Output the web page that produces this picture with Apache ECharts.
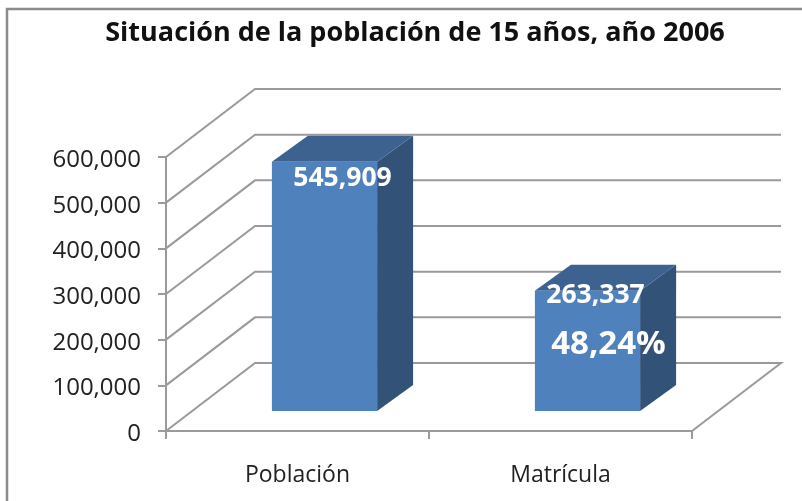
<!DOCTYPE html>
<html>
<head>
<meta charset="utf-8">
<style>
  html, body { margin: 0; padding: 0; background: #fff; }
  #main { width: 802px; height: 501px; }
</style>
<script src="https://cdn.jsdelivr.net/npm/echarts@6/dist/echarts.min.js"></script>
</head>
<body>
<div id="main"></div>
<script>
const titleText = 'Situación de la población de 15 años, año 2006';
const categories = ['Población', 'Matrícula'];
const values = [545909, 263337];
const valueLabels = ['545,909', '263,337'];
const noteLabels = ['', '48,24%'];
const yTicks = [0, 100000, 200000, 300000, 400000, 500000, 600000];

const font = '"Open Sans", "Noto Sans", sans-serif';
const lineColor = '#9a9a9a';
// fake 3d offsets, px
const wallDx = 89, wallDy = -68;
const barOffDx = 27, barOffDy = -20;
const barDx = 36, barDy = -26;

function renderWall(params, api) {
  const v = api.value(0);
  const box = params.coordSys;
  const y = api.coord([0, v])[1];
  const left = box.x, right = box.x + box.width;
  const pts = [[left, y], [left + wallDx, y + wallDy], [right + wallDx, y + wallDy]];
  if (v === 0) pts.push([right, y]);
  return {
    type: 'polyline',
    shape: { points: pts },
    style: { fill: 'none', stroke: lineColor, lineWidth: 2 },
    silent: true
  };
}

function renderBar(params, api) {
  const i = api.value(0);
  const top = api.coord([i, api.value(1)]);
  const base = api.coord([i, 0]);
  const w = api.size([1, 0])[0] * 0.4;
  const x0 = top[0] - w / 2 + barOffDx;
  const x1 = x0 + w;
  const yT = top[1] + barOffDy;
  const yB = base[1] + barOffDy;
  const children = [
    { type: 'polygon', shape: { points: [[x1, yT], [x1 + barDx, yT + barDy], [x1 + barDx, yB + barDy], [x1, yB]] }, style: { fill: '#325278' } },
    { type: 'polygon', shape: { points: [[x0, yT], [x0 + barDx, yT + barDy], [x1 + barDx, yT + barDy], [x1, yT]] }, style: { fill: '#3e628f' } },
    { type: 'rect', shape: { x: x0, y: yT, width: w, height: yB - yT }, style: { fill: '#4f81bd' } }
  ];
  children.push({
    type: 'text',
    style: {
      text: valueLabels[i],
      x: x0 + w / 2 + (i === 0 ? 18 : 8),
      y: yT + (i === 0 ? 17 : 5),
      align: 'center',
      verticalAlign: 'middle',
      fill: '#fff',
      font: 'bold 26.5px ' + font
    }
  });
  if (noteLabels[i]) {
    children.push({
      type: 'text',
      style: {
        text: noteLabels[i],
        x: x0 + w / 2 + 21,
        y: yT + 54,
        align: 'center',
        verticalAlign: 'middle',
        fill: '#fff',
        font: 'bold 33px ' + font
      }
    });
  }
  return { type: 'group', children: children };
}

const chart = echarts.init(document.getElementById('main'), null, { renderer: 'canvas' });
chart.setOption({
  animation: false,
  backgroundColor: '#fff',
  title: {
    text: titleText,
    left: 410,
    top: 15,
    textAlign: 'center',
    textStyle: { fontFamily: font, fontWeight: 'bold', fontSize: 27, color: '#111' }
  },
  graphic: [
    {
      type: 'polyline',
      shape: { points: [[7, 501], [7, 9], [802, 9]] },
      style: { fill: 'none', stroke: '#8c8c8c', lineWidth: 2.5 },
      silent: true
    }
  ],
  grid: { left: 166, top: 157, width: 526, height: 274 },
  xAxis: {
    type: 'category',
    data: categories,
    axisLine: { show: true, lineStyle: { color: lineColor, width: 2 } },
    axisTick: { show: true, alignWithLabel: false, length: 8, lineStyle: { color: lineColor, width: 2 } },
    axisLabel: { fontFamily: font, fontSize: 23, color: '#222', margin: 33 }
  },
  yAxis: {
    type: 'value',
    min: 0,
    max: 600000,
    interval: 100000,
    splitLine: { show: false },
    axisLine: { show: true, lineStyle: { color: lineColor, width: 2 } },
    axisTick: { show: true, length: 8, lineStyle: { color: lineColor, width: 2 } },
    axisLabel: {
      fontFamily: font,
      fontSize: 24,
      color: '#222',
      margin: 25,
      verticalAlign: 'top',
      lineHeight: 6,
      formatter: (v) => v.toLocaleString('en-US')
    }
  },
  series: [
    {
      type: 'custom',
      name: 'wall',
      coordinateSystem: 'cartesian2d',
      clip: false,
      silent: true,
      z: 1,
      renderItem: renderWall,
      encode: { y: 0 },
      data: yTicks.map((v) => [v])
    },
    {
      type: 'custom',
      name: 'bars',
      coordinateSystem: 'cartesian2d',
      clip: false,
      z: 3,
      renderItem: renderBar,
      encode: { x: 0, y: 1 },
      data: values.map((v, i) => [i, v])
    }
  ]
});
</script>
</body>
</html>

○ ○ ○ ○ ○

Write out the whole listing exactly, and drop the pictures.

Output the web page that produces this picture with Apache ECharts.
<!DOCTYPE html>
<html>
<head>
<meta charset="utf-8">
<style>
  html, body { margin: 0; padding: 0; background: #fff; }
  #main { width: 802px; height: 501px; }
</style>
<script src="https://cdn.jsdelivr.net/npm/echarts@6/dist/echarts.min.js"></script>
</head>
<body>
<div id="main"></div>
<script>
const titleText = 'Situación de la población de 15 años, año 2006';
const categories = ['Población', 'Matrícula'];
const values = [545909, 263337];
const valueLabels = ['545,909', '263,337'];
const noteLabels = ['', '48,24%'];
const yTicks = [0, 100000, 200000, 300000, 400000, 500000, 600000];

const font = '"Open Sans", "Noto Sans", sans-serif';
const lineColor = '#9a9a9a';
// fake 3d offsets, px
const wallDx = 89, wallDy = -68;
const barOffDx = 27, barOffDy = -20;
const barDx = 36, barDy = -26;

function renderWall(params, api) {
  const v = api.value(0);
  const box = params.coordSys;
  const y = api.coord([0, v])[1];
  const left = box.x, right = box.x + box.width;
  const pts = [[left, y], [left + wallDx, y + wallDy], [right + wallDx, y + wallDy]];
  if (v === 0) pts.push([right, y]);
  return {
    type: 'polyline',
    shape: { points: pts },
    style: { fill: 'none', stroke: lineColor, lineWidth: 2 },
    silent: true
  };
}

function renderBar(params, api) {
  const i = api.value(0);
  const top = api.coord([i, api.value(1)]);
  const base = api.coord([i, 0]);
  const w = api.size([1, 0])[0] * 0.4;
  const x0 = top[0] - w / 2 + barOffDx;
  const x1 = x0 + w;
  const yT = top[1] + barOffDy;
  const yB = base[1] + barOffDy;
  const children = [
    { type: 'polygon', shape: { points: [[x1, yT], [x1 + barDx, yT + barDy], [x1 + barDx, yB + barDy], [x1, yB]] }, style: { fill: '#325278' } },
    { type: 'polygon', shape: { points: [[x0, yT], [x0 + barDx, yT + barDy], [x1 + barDx, yT + barDy], [x1, yT]] }, style: { fill: '#3e628f' } },
    { type: 'rect', shape: { x: x0, y: yT, width: w, height: yB - yT }, style: { fill: '#4f81bd' } }
  ];
  children.push({
    type: 'text',
    style: {
      text: valueLabels[i],
      x: x0 + w / 2 + (i === 0 ? 18 : 8),
      y: yT + (i === 0 ? 17 : 5),
      align: 'center',
      verticalAlign: 'middle',
      fill: '#fff',
      font: 'bold 26.5px ' + font
    }
  });
  if (noteLabels[i]) {
    children.push({
      type: 'text',
      style: {
        text: noteLabels[i],
        x: x0 + w / 2 + 21,
        y: yT + 54,
        align: 'center',
        verticalAlign: 'middle',
        fill: '#fff',
        font: 'bold 33px ' + font
      }
    });
  }
  return { type: 'group', children: children };
}

const chart = echarts.init(document.getElementById('main'), null, { renderer: 'canvas' });
chart.setOption({
  animation: false,
  backgroundColor: '#fff',
  title: {
    text: titleText,
    left: 410,
    top: 15,
    textAlign: 'center',
    textStyle: { fontFamily: font, fontWeight: 'bold', fontSize: 27, color: '#111' }
  },
  graphic: [
    {
      type: 'polyline',
      shape: { points: [[7, 501], [7, 9], [802, 9]] },
      style: { fill: 'none', stroke: '#8c8c8c', lineWidth: 2.5 },
      silent: true
    }
  ],
  grid: { left: 166, top: 157, width: 526, height: 274 },
  xAxis: {
    type: 'category',
    data: categories,
    axisLine: { show: true, lineStyle: { color: lineColor, width: 2 } },
    axisTick: { show: true, alignWithLabel: false, length: 8, lineStyle: { color: lineColor, width: 2 } },
    axisLabel: { fontFamily: font, fontSize: 23, color: '#222', margin: 33 }
  },
  yAxis: {
    type: 'value',
    min: 0,
    max: 600000,
    interval: 100000,
    splitLine: { show: false },
    axisLine: { show: true, lineStyle: { color: lineColor, width: 2 } },
    axisTick: { show: true, length: 8, lineStyle: { color: lineColor, width: 2 } },
    axisLabel: {
      fontFamily: font,
      fontSize: 24,
      color: '#222',
      margin: 25,
      verticalAlign: 'top',
      lineHeight: 6,
      formatter: (v) => v.toLocaleString('en-US')
    }
  },
  series: [
    {
      type: 'custom',
      name: 'wall',
      coordinateSystem: 'cartesian2d',
      clip: false,
      silent: true,
      z: 1,
      renderItem: renderWall,
      encode: { y: 0 },
      data: yTicks.map((v) => [v])
    },
    {
      type: 'custom',
      name: 'bars',
      coordinateSystem: 'cartesian2d',
      clip: false,
      z: 3,
      renderItem: renderBar,
      encode: { x: 0, y: 1 },
      data: values.map((v, i) => [i, v])
    }
  ]
});
</script>
</body>
</html>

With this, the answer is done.